1973年(昭和48年)3月2日最高裁第二小法廷判決は「年次休暇の利用目的は労基法の関知しないところであり、休暇をどのように利用するかは、使用者の干渉を許さない労働者の自由である、とするのが法の趣旨である」としています。
つまり、有給休暇の届け出・申請用紙にある「理由欄」に理由など一切書く必要はないのです。「私用」とすら書くこともありません。ましてプライベートの休暇の中身を会社に教えてやる事など更々ありません。上司が「何で休むの?」と聞いてくることも本来はあってはならないことです。
そもそも、年次有給休暇は、会社や上司が労働者の「理由」によっては許可してやるとか、認めてやるとかという類(たぐい)のものではありません。大体、年次有給休暇は会社が恵んでくれたものでも、会社内の制度ではなく、最初から祝祭日と同じ、労働者の休暇・休日を定めた国の制度・法律なのです。
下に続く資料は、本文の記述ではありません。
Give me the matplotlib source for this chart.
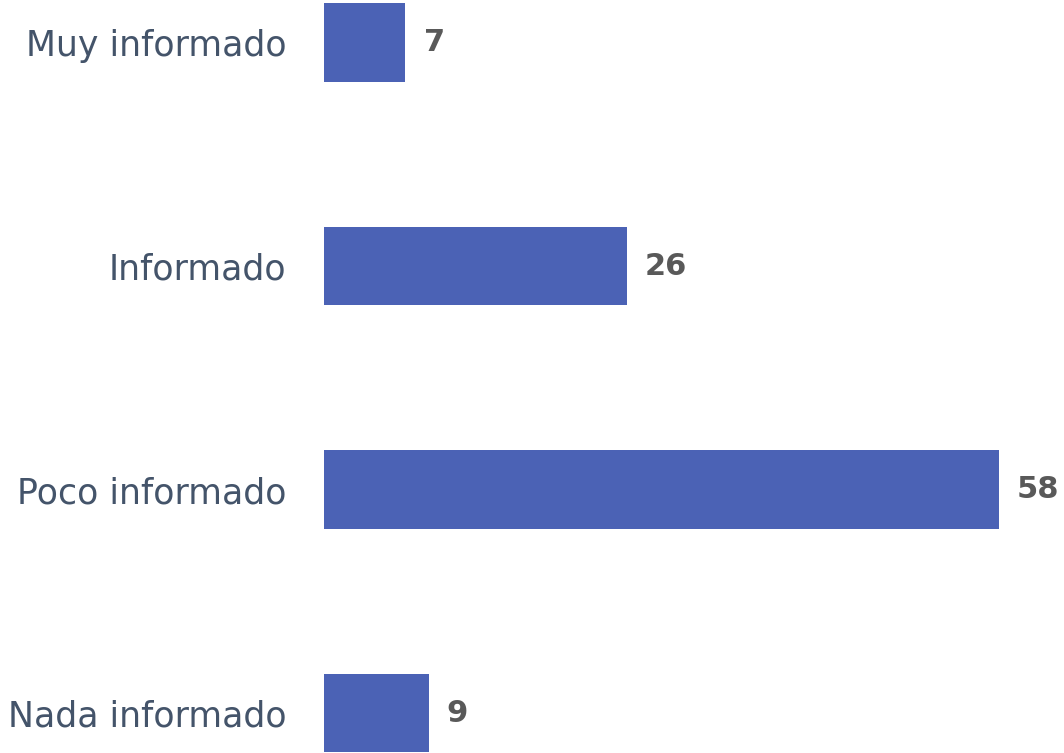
import matplotlib
matplotlib.use("Agg")
import matplotlib.pyplot as plt

categories = ["Muy informado", "Informado", "Poco informado", "Nada informado"]
values = [7, 26, 58, 9]

W, H = 1064, 753
fig = plt.figure(figsize=(W / 100, H / 100), dpi=100)
ax = fig.add_axes([324 / W, 0, (999 - 324) / W, 1])

ypos = list(range(len(categories)))[::-1]
ax.barh(ypos, values, height=0.35, color="#4B62B5")
ax.set_xlim(0, 58)
ax.set_ylim(-40 / 223.5, (753 - 40) / 223.5)

for y, v in zip(ypos, values):
    ax.annotate(str(v), (v, y), xytext=(13, 0), textcoords="offset points",
                va="center", ha="left", fontsize=22, fontweight="bold",
                color="#595959", annotation_clip=False)

ax.set_yticks(ypos)
ax.set_yticklabels(categories, fontsize=25, color="#44546A")
ax.tick_params(axis="y", length=0, pad=27)
ax.set_xticks([])
for s in ax.spines.values():
    s.set_visible(False)

fig.savefig("out.png", dpi=100)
それが、「うちには有給休暇はないよ」とか、「有給休暇をくれなんて10年早い」とかを平気でいう会社や上司がこの世の中にはたくさんいるから嘆かわしい。法律を否定する会社や上司は犯罪を犯していることに気が付いていないのでしょうか。
労基法第39条違反は「6箇月以下の懲役又は30万円以下の罰金」です。れっきとした犯罪なのです。
・時季変更権を行使する正当な事由がないのに時季変更を求めた場合(大した理由もないのに、この日はだめだ! ほかの日にしろ!)
・労働者の指定した日に出勤を命じた場合(休む前日の夜に上司から電話で緊急出勤命令!)
・休暇を与えた場合でも所定の賃金支払日に年休取得に係る日の賃金を減額して支給する(有給で休んだ月の給料が減っている!)
以上のような場合に、労基法第39条の違反が成立します。
会社側には「時季変更権」が? 確かに、会社側には「時季変更権」はあります。あるにはありますが、
最高裁は
「勤務割の体制がとられている事業場において、使用者としての通常の配慮をすれば、代替勤務者を配置することが、客観的に可能な状況であるとみとめられるにもかかわらず、使用者がそのための配慮をしないことにより代替勤務者が配置されないときは、必要人員を欠くものとして事業の正常な運営を妨げる場合に当たるということはできない」
「使用者に対し、できる限り労働者が指定した時季に休暇を取得することができるように、状況に応じた配慮をすることを要請していると解すべきであって、そのような配慮をせずに時季変更権を行使することは、、右趣旨に反するものといわなければならない。」
「事業の規模、内容、当該労働者の担当する作業の内容、性質、作業の繁閑、代行者の配置の難易、労働慣行等諸般の事情を考慮して客観的に判断すべきである。」
と言っています。
つまり、労働者が有給休暇で休む時の為に、あらかじめ職場としての配慮や代替え勤務者を用意していない会社に「時季変更権」など使えないよという訳です。
こんな法律すらも守らない会社は、みんなで労働組合を作り変えていきましょう。 職場の仲間たちと相談しませんか。